И тогда Аня, как бы поощренная, вдруг сказала:
– Мне очень неловко, Павел Леонидович… Пустой чай… И эти вафли…
И еще сказала. С запрятанной в голосе мольбой (жена художника):
– Мы так обеднели… Если бы из этого, – она повела глазами на крутящийся диск магнитофона, – при вашем влиянии… Если бы удалось сделать фильм, это бы нас очень выручило, Павел Леонидович.
Мы оба молчали. Магнитофон нашептывал свое. Сматывал оборот за оборотом. А Аня, разумеется, не чувствовала абсурда своей трогательной просьбы.
– Он так много работал, Павел Леонидович. Он все на свете забывал. Он очень старался…
– Верю, – сказал Старохатов.
– Он и ночами, и днями. Он как проклятый…
– Хватит, Аня, – перебил я (взыскательный художник, прикрикивающий на свою жену, которая хотя и хорошая жена, но ведь женщина).
– Почему?
– Хватит.
Аня смолкла. Но внутренне ничуть не смирилась – стойкость женщины. Она одарила Старохатова вкрадчивой и просительной улыбкой.
– Вы уж помогите ему, Павел Леонидович, – нам ведь никто, кроме вас, не поможет.
И ушла. Тихими и скромными шагами. Жена художника. Хороший человек. А мы слушали дальше.
И как бы с высоты чьей-то «хорошести» и чьего-то – третейского – благородства Старохатов меня легонечко кольнул. Это был единственный пока что укол за весь вечер. Но он был.
Старохатов сказал:
– В этом месте ты понервничал, Игорь… Послушай-ка свой собственный голос – ведь нездоровый. Болезненный.
Я ответил ему, что да – нервничал.
– Туго работалось? – спросил он.
– Туго.
– Вот ведь как. А я было думал, что вся твоя работа на уровне сыщика. – На уровне стукача…
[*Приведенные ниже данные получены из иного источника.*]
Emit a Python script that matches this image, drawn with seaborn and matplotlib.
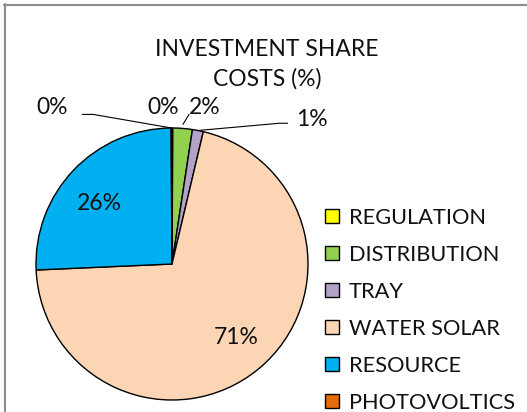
import numpy as np
import matplotlib
matplotlib.use('Agg')
import matplotlib.pyplot as plt
import seaborn as sns
from matplotlib.lines import Line2D

# data (percent shares)
categories = ['REGULATION', 'DISTRIBUTION', 'TRAY', 'WATER SOLAR', 'RESOURCE', 'PHOTOVOLTICS']
shares = [0.1, 2.3, 1.3, 70.6, 25.6, 0.1]
colors = ['#FFFF00', '#92D050', '#B3A2C7', '#FCD5B5', '#00B0F0', '#E46C0A']
title = 'INVESTMENT SHARE\nCOSTS (%)'

sns.set_theme(style='white')
plt.rcParams['font.family'] = ['Lato', 'DejaVu Sans']

W, H = 527, 412
fig = plt.figure(figsize=(W / 100, H / 100), dpi=100)

# pie centre and radius in pixels
cx, cy, r = 172, 264, 136
ax = fig.add_axes([(cx - r) / W, (H - cy - r) / H, 2 * r / W, 2 * r / H])

wedges, _ = ax.pie(shares, colors=colors, startangle=90, counterclock=False,
                   wedgeprops=dict(edgecolor='black', linewidth=1.0), radius=1)
ax.set_xlim(-1, 1)
ax.set_ylim(-1, 1)
ax.set_aspect('equal')
ax.axis('off')

# percentage labels
labels = ['%.0f%%' % v for v in shares]
px = [(163, 107), (205, 107), (312, 119), (236, 337), (99, 204), (52, 107)]
for lab, (x, y) in zip(labels, px):
    ax.text((x - cx) / r, (cy - y) / r, lab, ha='center', va='center',
            fontsize=16.5, color='#111111')

# leader lines for the tiny slices
mid = 90 - (np.cumsum(shares) - np.array(shares) / 2) / 100 * 360
def edge(i):
    a = np.deg2rad(mid[i])
    return np.cos(a), np.sin(a)

ex, ey = edge(2)
ax.plot([ex, 0.79, 0.85], [ey, 1.035, 1.035], color='black', lw=0.8, clip_on=False)
ex, ey = edge(5)
ax.plot([ex, -0.58, -0.66], [ey, 1.10, 1.10], color='black', lw=0.8, clip_on=False)
ex, ey = edge(1)
ax.plot([ex * 1.03, 0.125], [ey * 1.03, 1.10], color='black', lw=0.8, clip_on=False)

fig.text(267 / W, 1 - 64 / H, title, ha='center', va='center', fontsize=16.5,
         linespacing=1.45, color='#111111')

leg = fig.legend(wedges, categories, loc='upper left', bbox_to_anchor=(316 / W, 1 - 199 / H),
                 frameon=False, fontsize=15.7, handlelength=0.65, handleheight=0.65,
                 handletextpad=0.45, labelspacing=0.78, borderaxespad=0)
for t in leg.get_texts():
    t.set_color('#111111')

# chart frame (top and left edges visible)
fig.add_artist(Line2D([4 / W, 1.0], [1 - 4.5 / H] * 2, color='#8c8c8c', lw=1.5))
fig.add_artist(Line2D([4.5 / W] * 2, [0, 1 - 4 / H], color='#8c8c8c', lw=1.5))

fig.savefig('out.png', dpi=100)
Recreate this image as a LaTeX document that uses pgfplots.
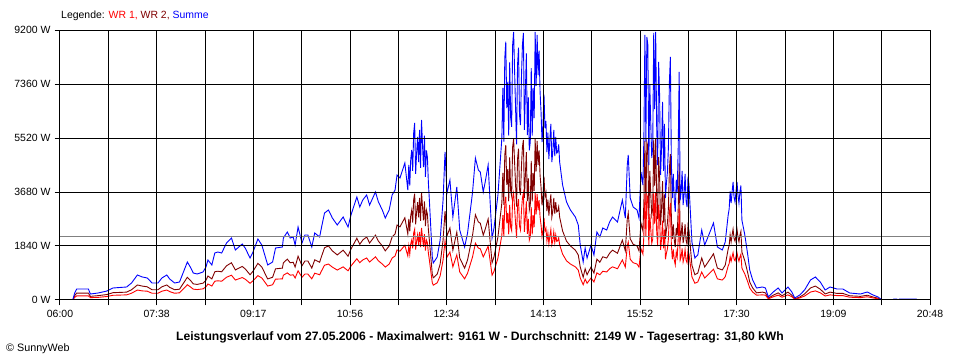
\documentclass[border=0pt]{standalone}
\usepackage{pgfplots}
\usepackage{pgfplotstable}
\usepackage{fontspec}
\setmainfont{Liberation Sans}
\pgfplotsset{compat=1.18}
\definecolor{wrone}{HTML}{FF0000}
\definecolor{wrtwo}{HTML}{800000}
\definecolor{summe}{HTML}{0000FF}
\definecolor{avg}{HTML}{808080}
% t in minutes after midnight, power in W
\pgfplotstableread{
t wra wrb sum
363 0 0 0
373 0 0 0
375 90 150 239
377 140 235 375
389 140 235 375
391 80 124 204
399 90 149 239
408 120 187 307
414 160 249 409
428 175 268 443
433 230 349 579
439 340 512 852
444 310 474 784
449 300 450 750
454 230 349 579
460 230 349 579
464 300 450 750
469 340 512 852
472 285 430 715
477 230 349 579
482 245 368 613
486 380 574 954
490 520 775 1295
493 450 674 1124
496 370 550 920
500 355 531 886
506 380 574 954
509 450 674 1124
511 545 818 1363
515 475 718 1193
518 640 961 1601
521 655 981 1636
525 640 961 1601
530 775 1167 1942
535 845 1268 2113
539 680 1024 1704
546 765 1143 1908
549 710 1062 1772
554 570 861 1431
557 655 981 1636
562 830 1249 2079
566 750 1124 1874
569 615 918 1533
572 475 718 1193
577 520 775 1295
580 710 1062 1772
587 720 1086 1806
588 845 1268 2113
592 925 1392 2317
595 845 1268 2113
598 860 1287 2147
600 750 1124 1874
603 995 1492 2487
607 775 1167 1942
610 885 1330 2215
613 885 1330 2215
617 720 1086 1806
620 915 1368 2283
625 860 1287 2147
627 995 1492 2487
630 1185 1779 2964
634 1225 1842 3067
638 1120 1674 2794
643 1020 1536 2556
649 1130 1698 2828
654 995 1492 2487
657 1160 1736 2896
663 1405 2105 3510
666 1270 1899 3169
669 1365 2042 3407
673 1430 2148 3578
676 1295 1942 3237
682 1470 2210 3680
685 1335 2004 3339
689 1225 1842 3067
692 1120 1674 2794
696 1225 1842 3067
699 1430 2148 3578
702 1500 2248 3748
704 1705 2554 4259
707 1665 2492 4157
712 1865 2803 4668
715 1500 2248 3748
716 1840 2760 4600
717 1560 2340 3900
718 1920 2880 4800
719 2045 3066 5111
720 1760 2640 4400
721 2280 3420 5700
722 2410 3621 6031
723 1720 2580 4300
724 2005 3004 5009
725 2220 3334 5554
726 1880 2820 4700
727 2320 3480 5800
728 1800 2700 4500
729 2455 3678 6133
730 2120 3180 5300
731 1815 2717 4532
732 2240 3360 5600
733 1680 2520 4200
734 2040 3060 5100
735 1950 2923 4873
736 1600 2400 4000
737 1365 2042 3407
740 585 880 1465
741 505 756 1261
745 585 880 1465
748 820 1224 2044
751 1365 2042 3407
753 2015 3028 5043
755 1460 2186 3646
758 1635 2454 4089
761 1130 1698 2828
765 1540 2310 3850
768 955 1430 2385
773 720 1086 1806
776 915 1368 2283
781 1460 2186 3646
784 1935 2903 4838
787 1770 2660 4430
789 1745 2616 4361
792 1470 2210 3680
794 1610 2411 4021
797 1840 2760 4600
801 845 1268 2113
803 980 1473 2453
807 1430 2148 3578
811 2210 3310 5520
812 2890 4334 7224
813 2160 3240 5400
814 3300 4946 8246
815 3520 5280 8800
816 2615 3927 6542
817 2970 4458 7428
818 2240 3360 5600
819 3240 4860 8100
820 2480 3721 6201
821 2360 3540 5900
822 3475 5214 8689
823 3650 5482 9132
824 3120 4680 7800
825 2615 3927 6542
826 2120 3180 5300
827 3205 4802 8007
828 3440 5160 8600
829 2520 3780 6300
830 2385 3578 5963
831 3040 4560 7600
832 3475 5214 8689
833 3640 5458 9098
834 2320 3480 5800
835 2835 4252 7087
836 3360 5040 8400
837 2250 3372 5622
838 2760 4140 6900
839 2040 3060 5100
840 2155 3229 5384
841 3160 4740 7900
842 2240 3360 5600
843 2890 4334 7224
844 2480 3720 6200
845 3650 5482 9132
846 2920 4380 7300
847 3610 5420 9030
848 3065 4602 7667
849 3400 5100 8500
850 2835 4252 7087
851 2560 3840 6400
852 2155 3229 5384
853 2385 3578 5963
854 2800 4200 7000
855 2345 3516 5861
856 2440 3660 6100
857 2015 3028 5043
858 2280 3420 5700
859 1920 2880 4800
860 2180 3272 5452
861 2400 3600 6000
862 1880 2820 4700
863 2015 3028 5043
864 2320 3480 5800
865 1960 2940 4900
866 2220 3334 5554
867 2000 3000 5000
868 2015 3028 5043
869 2120 3180 5300
870 1880 2822 4702
873 1565 2353 3918
877 1335 2004 3339
881 1225 1842 3067
886 1130 1698 2828
889 1020 1536 2556
891 750 1124 1874
894 520 775 1295
896 710 1062 1772
898 570 861 1431
902 750 1124 1874
905 615 918 1533
908 925 1392 2317
911 860 1287 2147
914 980 1473 2453
918 955 1430 2385
921 1065 1593 2658
924 1130 1698 2828
929 1065 1593 2658
934 1365 2042 3407
937 1120 1674 2794
939 1840 2760 4600
940 1975 2966 4941
942 1390 2086 3476
945 1270 1899 3169
949 1225 1842 3067
951 1120 1674 2794
953 1745 2616 4361
955 1565 2353 3918
956 2250 3372 5622
957 3610 5420 9030
958 2160 3240 5400
959 3585 5376 8961
960 3480 5220 8700
961 1840 2760 4600
962 2930 4396 7326
963 2400 3600 6000
964 1935 2903 4838
965 2080 3120 5200
966 3640 5458 9098
967 2600 3900 6500
968 3650 5482 9132
969 2385 3578 5963
970 1840 2760 4600
971 3245 4865 8110
972 2800 4200 7000
973 1705 2554 4259
974 2080 3120 5200
975 2700 4047 6747
976 1760 2640 4400
977 2400 3600 6000
978 1390 2086 3476
979 1600 2400 4000
980 1745 2616 4361
981 2080 3120 5200
982 2970 4458 7428
983 3310 4970 8280
984 1880 2820 4700
985 1390 2086 3476
986 1720 2580 4300
987 1360 2040 3400
988 1200 1800 3000
989 1640 2460 4100
990 1470 2210 3680
991 2080 3120 5200
992 3110 4659 7769
993 1360 2040 3400
994 1470 2210 3680
995 1760 2640 4400
996 1295 1942 3237
997 1440 2160 3600
998 1720 2580 4300
999 1360 2040 3400
1000 1270 1899 3169
1001 1680 2520 4200
1002 1565 2353 3918
1005 790 1186 1976
1008 570 861 1431
1011 615 918 1533
1015 955 1430 2385
1018 750 1124 1874
1021 845 1268 2113
1027 1050 1574 2624
1031 720 1086 1806
1036 680 1024 1704
1039 790 1186 1976
1042 1160 1736 2896
1043 1240 1860 3100
1044 1480 2220 3700
1045 1320 1980 3300
1046 1470 2210 3680
1047 1610 2411 4021
1048 1400 2100 3500
1049 1335 2004 3339
1050 1480 2220 3700
1051 1610 2411 4021
1052 1430 2148 3578
1053 1320 1980 3300
1054 1470 2210 3680
1055 1560 2340 3900
1056 1090 1636 2726
1057 1020 1536 2556
1059 885 1330 2215
1062 615 918 1533
1064 410 612 1022
1067 270 411 681
1071 165 244 409
1077 175 268 443
1080 165 244 409
1083 40 62 102
1088 110 163 273
1093 165 244 409
1097 95 144 239
1100 135 206 341
1103 175 268 443
1107 110 163 273
1110 25 43 68
1115 70 100 170
1120 135 206 341
1126 270 411 681
1131 310 474 784
1136 245 368 613
1141 135 206 341
1146 175 268 443
1153 150 225 375
1159 150 225 375
1166 95 144 239
1177 80 124 204
1184 110 163 273
1190 70 100 170
1195 40 62 102
1199 0 0 0
1210 0 0 0
1211 0 0 34
1214 0 0 34
1215 0 0 0
1217 0 0 34
1234 0 0 34
1235 0 0 0
}\datatable
\begin{document}
\begin{tikzpicture}
\useasboundingbox (0,0) rectangle (960bp,360bp);
\begin{axis}[
  at={(60bp,60bp)}, anchor=south west,
  scale only axis, width=870bp, height=270bp,
  xmin=360, xmax=1248, ymin=0, ymax=9200,
  axis on top,
  axis line style={black, line width=1bp},
  grid=major,
  major grid style={black, line width=1bp},
  tick style={black, line width=1bp},
  major tick length=5.5bp,
  tick align=outside,
  xtick pos=bottom, ytick pos=left,
  xtick={360,409.333,458.667,508,557.333,606.667,656,705.333,754.667,804,853.333,902.667,952,1001.333,1050.667,1100,1149.333,1198.667,1248},
  xticklabels={06:00,{},07:38,{},09:17,{},10:56,{},12:34,{},14:13,{},15:52,{},17:30,{},19:09,{},20:48},
  ytick={0,1840,3680,5520,7360,9200},
  yticklabels={0 W,1840 W,3680 W,5520 W,7360 W,9200 W},
  ticklabel style={font=\fontsize{10.5}{12}\selectfont, text=black},
  xticklabel style={yshift=-1.5bp},
  yticklabel style={xshift=-0.5bp},
  clip=true,
]
\addplot[wrtwo, line width=0.9bp] table[x=t, y=wrb] {\datatable};
\addplot[wrone, line width=0.9bp] table[x=t, y=wra] {\datatable};
\addplot[summe, line width=0.9bp] table[x=t, y=sum] {\datatable};
\addplot[avg, line width=1bp] coordinates {(360,2149) (1248,2149)};
\end{axis}
\node[anchor=west, inner sep=0pt, font=\fontsize{10.5}{12}\selectfont] at (61bp,344bp)
  {Legende: \textcolor{wrone}{WR 1,} \textcolor{wrtwo}{WR 2,} \textcolor{summe}{Summe}};
\node[anchor=center, inner sep=0pt, font=\fontsize{12.2}{14}\selectfont\bfseries] at (480bp,23bp)
  {Leistungsverlauf vom 27.05.2006 - Maximalwert: 9161 W - Durchschnitt: 2149 W - Tagesertrag: 31,80 kWh};
\node[anchor=west, inner sep=0pt, font=\fontsize{10.8}{12}\selectfont] at (6bp,11bp)
  {\textcopyright{} SunnyWeb};
\end{tikzpicture}
\end{document}
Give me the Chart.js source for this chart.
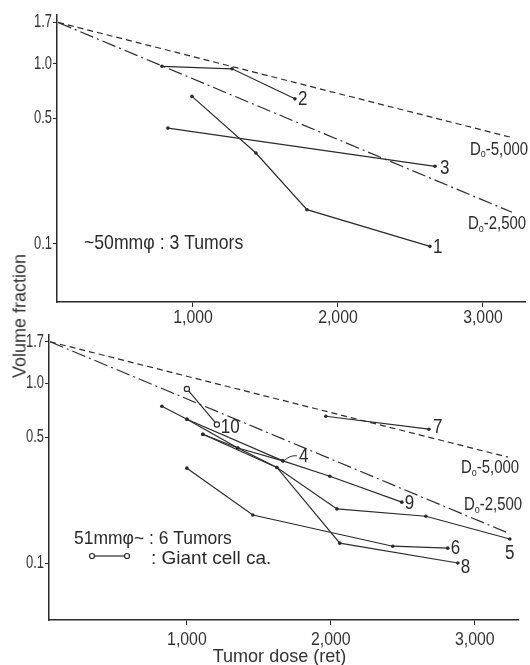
<!DOCTYPE html>
<html>
<head>
<meta charset="utf-8">
<script src="https://cdn.jsdelivr.net/npm/chart.js@4.4.0/dist/chart.umd.min.js"></script>
<style>
  body { margin: 0; background: #fff; }
  #wrap { position: relative; width: 530px; height: 665px; overflow: hidden; }
  #topChart { position: absolute; left: 0; top: 0; }
  #botChart { position: absolute; left: 0; top: 330px; }
  #ytitle {
    position: absolute; left: 20px; top: 316px;
    transform: translate(-50%, -50%) rotate(-90deg);
    font: 18px "Liberation Sans", sans-serif;
    color: #333; white-space: nowrap;
  }
</style>
</head>
<body>
<div id="wrap">
  <canvas id="topChart" width="530" height="330"></canvas>
  <canvas id="botChart" width="530" height="335"></canvas>
  <div id="ytitle">Volume fraction</div>
</div>
<script>
// upper panel: ~50mm tumors
const topDose1 = [993, 1434, 1786, 2634];
const topVol1 = [0.66, 0.32, 0.155, 0.097];
const topDose2 = [786, 1269, 1703];
const topVol2 = [0.97, 0.94, 0.64];
const topDose3 = [827, 2669];
const topVol3 = [0.44, 0.27];
const topRefDose = [70, 3200];
const topRef5000 = [1.7, 0.39];
const topRef2500 = [1.7, 0.15];

// lower panel: 51mm~ tumors
const botDose4 = [826, 1000, 1667];
const botVol4 = [0.745, 0.63, 0.37];
const botDose5 = [1111, 1625, 2042, 2660, 3243];
const botVol5 = [0.52, 0.34, 0.20, 0.182, 0.136];
const botDose6 = [1000, 1458, 2430, 2812];
const botVol6 = [0.337, 0.185, 0.124, 0.121];
const botDose7 = [1965, 2681];
const botVol7 = [0.655, 0.555];
const botDose8 = [1000, 1354, 1625, 2062, 2882];
const botVol8 = [0.63, 0.436, 0.34, 0.129, 0.1];
const botDose9 = [1111, 1354, 1667, 1993, 2493];
const botVol9 = [0.52, 0.436, 0.37, 0.304, 0.218];
const botDose10 = [1000, 1208];
const botVol10 = [0.93, 0.59];
const botRefDose = [50, 3230];
const botRef5000 = [1.7, 0.388];
const botRef2500 = [1.7, 0.147];

const doseTicks = [1000, 2000, 3000];
const volTicks = [0.1, 0.5, 1.0, 1.7];

const FONT = '"Liberation Sans", "Noto Sans", sans-serif';
const INK = '#2b2b2b';

function pts(xs, ys) {
  return xs.map((x, i) => ({ x: x, y: ys[i] }));
}

function tumor(xs, ys, tag, dx, dy, extra) {
  return Object.assign({
    data: pts(xs, ys),
    showLine: true,
    borderColor: INK,
    backgroundColor: INK,
    borderWidth: 1.2,
    pointRadius: 1.8,
    pointBorderWidth: 0,
    tag: tag, tagDx: dx, tagDy: dy
  }, extra || {});
}

function refLine(xs, ys, dash, tag, dx, dy) {
  return {
    data: pts(xs, ys),
    showLine: true,
    borderColor: INK,
    borderWidth: 1.2,
    borderDash: dash,
    pointRadius: 0,
    tag: tag, tagDx: dx, tagDy: dy, doLabel: true
  };
}

// squeezed text, the scan uses a narrow typewriter face
function txt(ctx, s, x, y, size, sx, align) {
  ctx.save();
  ctx.translate(x, y);
  ctx.scale(sx, 1);
  ctx.font = size + 'px ' + FONT;
  ctx.textAlign = align || 'left';
  ctx.textBaseline = 'middle';
  ctx.fillText(s, 0, 0);
  const w = ctx.measureText(s).width * sx;
  ctx.restore();
  return w;
}

function drawDo(ctx, text, x, y) {
  let w = txt(ctx, 'D', x, y, 18, 0.83);
  w += txt(ctx, 'o', x + w, y + 5, 10, 0.9);
  txt(ctx, text, x + w, y, 18, 0.83);
}

const tagPlugin = {
  id: 'tags',
  afterDraw(chart, args, opts) {
    const ctx = chart.ctx;
    const xs = chart.scales.x, ys = chart.scales.y;
    const area = chart.chartArea;
    ctx.save();

    // tick labels
    ctx.fillStyle = '#333';
    doseTicks.forEach(v => {
      txt(ctx, v.toLocaleString('en-US'), xs.getPixelForValue(v), area.bottom + opts.xLabelGap, 18, 0.88, 'center');
    });
    volTicks.forEach(v => {
      txt(ctx, v.toFixed(1), area.left - 5, ys.getPixelForValue(v), 18, 0.72, 'right');
    });
    if (opts.xTitle) {
      txt(ctx, opts.xTitle, (area.left + area.right) / 2 - 4, area.bottom + 37, 19, 0.95, 'center');
    }

    ctx.fillStyle = INK;
    ctx.strokeStyle = INK;
    chart.data.datasets.forEach(ds => {
      if (!ds.tag) return;
      const last = ds.data[ds.data.length - 1];
      const px = xs.getPixelForValue(last.x);
      const py = ys.getPixelForValue(last.y);
      if (ds.doLabel) {
        drawDo(ctx, ds.tag, px + ds.tagDx, py + ds.tagDy);
        return;
      }
      txt(ctx, ds.tag, px + ds.tagDx, py + ds.tagDy, 20, 0.85, ds.tagAlign || 'left');
      if (ds.leader) {
        ctx.lineWidth = 1;
        ctx.beginPath();
        ctx.moveTo(px + 2, py - 1);
        ctx.quadraticCurveTo(px + 8, py - 6, px + ds.tagDx - 2, py + ds.tagDy - 1);
        ctx.stroke();
      }
    });
    (opts.notes || []).forEach(n => {
      txt(ctx, n.text, n.x, n.y, n.size, n.sx);
    });
    if (opts.key) {
      const k = opts.key;
      ctx.lineWidth = 1.2;
      ctx.beginPath();
      ctx.moveTo(k.x1 + 2.5, k.y);
      ctx.lineTo(k.x2 - 2.5, k.y);
      ctx.stroke();
      [k.x1, k.x2].forEach(cx => {
        ctx.beginPath();
        ctx.arc(cx, k.y, 2.5, 0, Math.PI * 2);
        ctx.stroke();
      });
    }
    ctx.restore();
  }
};

function axes(xMin, xMax, yMin, yMax, yWidth, xHeight) {
  return {
    x: {
      type: 'linear', min: xMin, max: xMax,
      afterBuildTicks: s => { s.ticks = doseTicks.map(v => ({ value: v })); },
      afterFit: s => { s.height = xHeight; },
      ticks: { display: false },
      grid: { drawOnChartArea: false, tickLength: 5, color: INK },
      border: { color: INK, width: 1.5 }
    },
    y: {
      type: 'logarithmic', min: yMin, max: yMax,
      afterBuildTicks: s => { s.ticks = volTicks.map(v => ({ value: v })); },
      afterFit: s => { s.width = yWidth; },
      ticks: { display: false },
      grid: { drawOnChartArea: false, tickLength: 4, color: INK },
      border: { color: INK, width: 1.5 }
    }
  };
}

new Chart(document.getElementById('topChart'), {
  type: 'scatter',
  data: {
    datasets: [
      refLine(topRefDose, topRef5000, [6, 4], '-5,000', -42, 12),
      refLine(topRefDose, topRef2500, [14, 4, 2, 4], '-2,500', -44, 12),
      tumor(topDose1, topVol1, '1', 3, 1),
      tumor(topDose2, topVol2, '2', 3, 1),
      tumor(topDose3, topVol3, '3', 5, 2)
    ]
  },
  options: {
    responsive: false,
    animation: false,
    layout: { padding: { top: 15, right: 5, left: 0, bottom: 0 } },
    plugins: {
      legend: { display: false },
      tooltip: { enabled: false },
      tags: {
        xLabelGap: 16,
        notes: [{ text: '~50mm\u03c6 : 3 Tumors', x: 84, y: 243, size: 21, sx: 0.84 }]
      }
    },
    scales: axes(62, 3290, 0.0476, 1.87, 57, 28)
  },
  plugins: [tagPlugin]
});

new Chart(document.getElementById('botChart'), {
  type: 'scatter',
  data: {
    datasets: [
      refLine(botRefDose, botRef5000, [6, 4], '-5,000', -47, 11),
      refLine(botRefDose, botRef2500, [14, 4, 2, 4], '-2,500', -44, -28),
      tumor(botDose4, botVol4, '4', 16, -4, { leader: true }),
      tumor(botDose5, botVol5, '5', 0, 14, { tagAlign: 'center' }),
      tumor(botDose6, botVol6, '6', 3, 0),
      tumor(botDose7, botVol7, '7', 4, -2),
      tumor(botDose8, botVol8, '8', 3, 4),
      tumor(botDose9, botVol9, '9', 3, 1),
      tumor(botDose10, botVol10, '10', 4, 3, {
        pointRadius: 2.6, pointBorderWidth: 1.2, backgroundColor: '#fff'
      })
    ]
  },
  options: {
    responsive: false,
    animation: false,
    layout: { padding: { top: 5, right: 12, left: 0, bottom: 0 } },
    plugins: {
      legend: { display: false },
      tooltip: { enabled: false },
      tags: {
        xLabelGap: 20,
        xTitle: 'Tumor dose (ret)',
        notes: [
          { text: '51mm\u03c6~ : 6 Tumors', x: 74, y: 209, size: 19, sx: 0.92 },
          { text: ': Giant cell ca.', x: 151, y: 229, size: 19, sx: 1.0 }
        ],
        key: { x1: 92, x2: 127, y: 226 }
      }
    },
    scales: axes(42, 3300, 0.0482, 1.85, 49, 45)
  },
  plugins: [tagPlugin]
});
</script>
</body>
</html>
Я проглотил. Только заметил ему тихо:
– Стукачи тоже нервничают.
– Да, нервничают. Это верно. Но тебе-то зачем такие непроизводительные муки? Зачем, прости меня, тратить нервы? – Он улыбнулся. – Пришел бы ко мне домой и спросил: так, мол, и так, Павел Леонидович, вы для меня загадка.
Он вновь улыбнулся:
– Я бы тут же сказал тебе правду. И про соавторство сказал, все бы сказал.
И вновь улыбка:
– Я бы не стал делать тайны, Игорь.
Мы помолчали.
И действительно, подумал я, он бы сказал. Он бы не стал делать тайны. Так просто… И тут же мелькнуло, как мелькает прозрение: не сказал бы он, черта бы лысого он сказал. Это он сейчас добрый. Все мы сейчас добрые. Если бы я пришел с вопросом, он бы даже не понял, о чем речь.
Длительное прослушивание невольно завораживает – притупляет и убаюкивает. Как бы ни волновал тебя текст, к третьему часу становишься сонливым и квелым. Такие мы и сидели – уже сморенные. А магнитофон выдавал и выжимал из себя свою начинку все так же мерно, слово за словом, диалог за диалогом – без устали.
* * *
И полную минуту или даже две, – во всяком случае, так долго, что я отвел глаза в сторону, – он кивал и кивал. Соглашался. Именно здесь (по времени) Павел Леонидович захотел закурить и стрельнул из моей пачки.